Microstructure and transformation behavior of Ni24.7Ti50.3Pd25 high temperature shape-memory alloy with Sc micro-addition

Abstract

NiTiPd shape-memory alloys (SMAs) are potential functional materials for use as solid-state actuators in the temperature range 100–250°C. The present study investigates the effect of 1.0at.% Sc micro-addition to Ni24.7Ti50.3Pd25 alloy, Sc replacing either Ti or Ni. Results show that all the three alloys studied have stable transformation behavior on stress-free thermal cycling and hence, are suitable for cyclic actuation applications. However, the addition of Sc to NiTiPd alloy leads to decrease of transformation temperatures, the magnitude of decrease being greater for the alloy with Sc replacing Ni.
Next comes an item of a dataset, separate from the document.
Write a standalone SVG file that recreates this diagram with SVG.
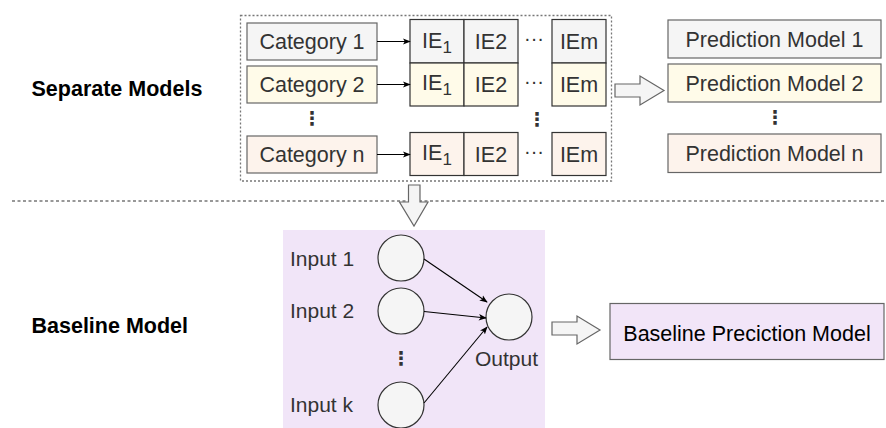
<svg xmlns="http://www.w3.org/2000/svg" width="886" height="428" viewBox="0 0 886 428">
  <style>
    text { font-family: "Liberation Sans", Arial, sans-serif; fill: #333333; }
    .lbl { font-size: 21.5px; text-anchor: middle; }
    .in { font-size: 21px; }
    .head { font-size: 21.5px; font-weight: bold; fill: #000000; }
    .vd { font-family: "DejaVu Sans", sans-serif; font-size: 19px; font-weight: bold; text-anchor: middle; fill: #333333; }
    .hd { font-size: 20px; text-anchor: middle; }
    .box { stroke: #666666; stroke-width: 1.2; }
    .cell { stroke: #333333; stroke-width: 1.2; }
    .g1 { fill: #f5f5f5; }
    .g2 { fill: #fffbe9; }
    .g3 { fill: #fdf3ec; }
    .circ { fill: #f5f5f5; stroke: #333333; stroke-width: 1.2; }
    .conn { stroke: #000000; stroke-width: 1.1; fill: none; marker-end: url(#tri); }
    .block { fill: #f5f5f5; stroke: #666666; stroke-width: 1.2; }
  </style>
  <defs>
    <marker id="tri" viewBox="0 0 10 10" refX="9" refY="5" markerWidth="8" markerHeight="8" markerUnits="userSpaceOnUse" orient="auto">
      <path d="M0,1 L10,5 L0,9 L2.5,5 Z" fill="#000000"/>
    </marker>
  </defs>

  <rect width="886" height="428" fill="#ffffff"/>

  <!-- section titles -->
  <text class="head" x="31.5" y="96">Separate Models</text>
  <text class="head" x="31.5" y="333">Baseline Model</text>

  <!-- divider between the two sections -->
  <line x1="12" y1="201" x2="885" y2="201" stroke="#777777" stroke-width="1.5" stroke-dasharray="3,2.5"/>

  <!-- grouping frame around the category table -->
  <rect id="category-frame" x="240.5" y="15.5" width="371" height="165.5" fill="none" stroke="#777777" stroke-width="1.3" stroke-dasharray="2,2"/>

  <!-- category boxes -->
  <g id="category-1">
    <rect class="box g1" x="247" y="23" width="130" height="37"/>
    <text class="lbl" x="312" y="49">Category 1</text>
  </g>
  <g id="category-2">
    <rect class="box g2" x="247" y="66" width="130" height="37"/>
    <text class="lbl" x="312" y="92">Category 2</text>
  </g>
  <text class="vd" x="312" y="125">⋮</text>
  <g id="category-n">
    <rect class="box g3" x="247" y="136" width="130" height="37"/>
    <text class="lbl" x="312" y="162">Category n</text>
  </g>

  <!-- IE tables -->
  <g id="ie-row-1">
    <rect class="cell g1" x="410" y="19.5" width="54" height="43.5"/>
    <rect class="cell g1" x="464" y="19.5" width="54" height="43.5"/>
    <rect class="cell g1" x="552" y="19.5" width="54" height="43.5"/>
    <text class="lbl" x="437" y="48">IE<tspan font-size="17" dy="5">1</tspan></text>
    <text class="lbl" x="491" y="49">IE2</text>
    <text class="hd" x="534" y="45">···</text>
    <text class="lbl" x="579" y="49">IEm</text>
  </g>
  <g id="ie-row-2">
    <rect class="cell g2" x="410" y="63" width="54" height="43"/>
    <rect class="cell g2" x="464" y="63" width="54" height="43"/>
    <rect class="cell g2" x="552" y="63" width="54" height="43"/>
    <text class="lbl" x="437" y="90">IE<tspan font-size="17" dy="5">1</tspan></text>
    <text class="lbl" x="491" y="92">IE2</text>
    <text class="hd" x="534" y="88">···</text>
    <text class="lbl" x="579" y="92">IEm</text>
  </g>
  <text class="vd" x="537" y="126">⋮</text>
  <g id="ie-row-n">
    <rect class="cell g3" x="410" y="132.5" width="54" height="43"/>
    <rect class="cell g3" x="464" y="132.5" width="54" height="43"/>
    <rect class="cell g3" x="552" y="132.5" width="54" height="43"/>
    <text class="lbl" x="437" y="160">IE<tspan font-size="17" dy="5">1</tspan></text>
    <text class="lbl" x="491" y="162">IE2</text>
    <text class="hd" x="534" y="158">···</text>
    <text class="lbl" x="579" y="162">IEm</text>
  </g>

  <!-- prediction models -->
  <g id="prediction-1">
    <rect class="box g1" x="668" y="20" width="213" height="38"/>
    <text class="lbl" x="774.5" y="46.5">Prediction Model 1</text>
  </g>
  <g id="prediction-2">
    <rect class="box g2" x="668" y="64" width="213" height="38"/>
    <text class="lbl" x="774.5" y="90.5">Prediction Model 2</text>
  </g>
  <text class="vd" x="775" y="124">⋮</text>
  <g id="prediction-n">
    <rect class="box g3" x="668" y="134" width="213" height="38.5"/>
    <text class="lbl" x="774.5" y="161">Prediction Model n</text>
  </g>

  <!-- baseline network panel -->
  <g id="network">
    <rect x="283" y="230" width="262" height="198" fill="#f1e5f8"/>
    <text class="in" x="290" y="266">Input 1</text>
    <text class="in" x="290" y="318">Input 2</text>
    <text class="vd" x="401" y="365">⋮</text>
    <text class="in" x="290" y="412">Input k</text>
    <text class="in" x="475" y="366">Output</text>
  </g>
  <g id="input-1"><circle class="circ" cx="401" cy="258" r="23"/></g>
  <g id="input-2"><circle class="circ" cx="401" cy="311" r="23"/></g>
  <g id="input-k"><circle class="circ" cx="401" cy="405" r="23"/></g>
  <g id="output"><circle class="circ" cx="509" cy="317" r="23"/></g>

  <g id="baseline-model">
    <rect x="610" y="303.5" width="274" height="56" fill="#f2e5f8" stroke="#666666" stroke-width="1.2"/>
    <text class="lbl" x="747" y="341" style="fill:#000000">Baseline Preciction Model</text>
  </g>

  <!-- connectors -->
  <g id="connectors">
    <line class="conn" x1="377" y1="41.5" x2="410" y2="41.5"/>
    <line class="conn" x1="377" y1="84.5" x2="410" y2="84.5"/>
    <line class="conn" x1="377" y1="154.5" x2="410" y2="154.5"/>

    <line class="conn" x1="424" y1="259" x2="487" y2="302"/>
    <line class="conn" x1="424" y1="311.5" x2="486" y2="318"/>
    <line class="conn" x1="424" y1="403" x2="487" y2="327"/>

    <!-- block arrows -->
    <path class="block" d="M615,84 H640 V76 L664,90.5 L640,105 V97 H615 Z"/>
    <path class="block" d="M408.5,185 H420 V202 H428 L414,226 L399.5,202 H408.5 Z"/>
    <path class="block" d="M552,322 H577 V316 L600,330 L577,344 V335 H552 Z"/>
  </g>
</svg>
The martensite finish (Mf) temperature of 181°C for the NiTiPd alloy decreased to 139°C for Sc replacing Ti and 83°C for Sc replacing Ni. Also, the indentation modulus of NiTiPdSc (Sc replacing Ni) alloy is found to be significantly low compared to the other alloys. Analysis indicates that the observed differences in the alloy properties are related to the solubility of Sc in the NiTiPd matrix. While the quaternary NiTiPdSc alloy, Sc replacing Ti, has a single phase microstructure, the alloy with Sc replacing Ni shows the presence of Sc-rich and TiPd-type second phases in the microstructure. TEM examination revealed that the TiPd-type phase has a distinct rod-like morphology (30–50nm) arranged in a grid-like structure. The transformation and indentation behavior of the alloys is elucidated using thermodynamic calculations of frictional energy and an electronic structure based analysis.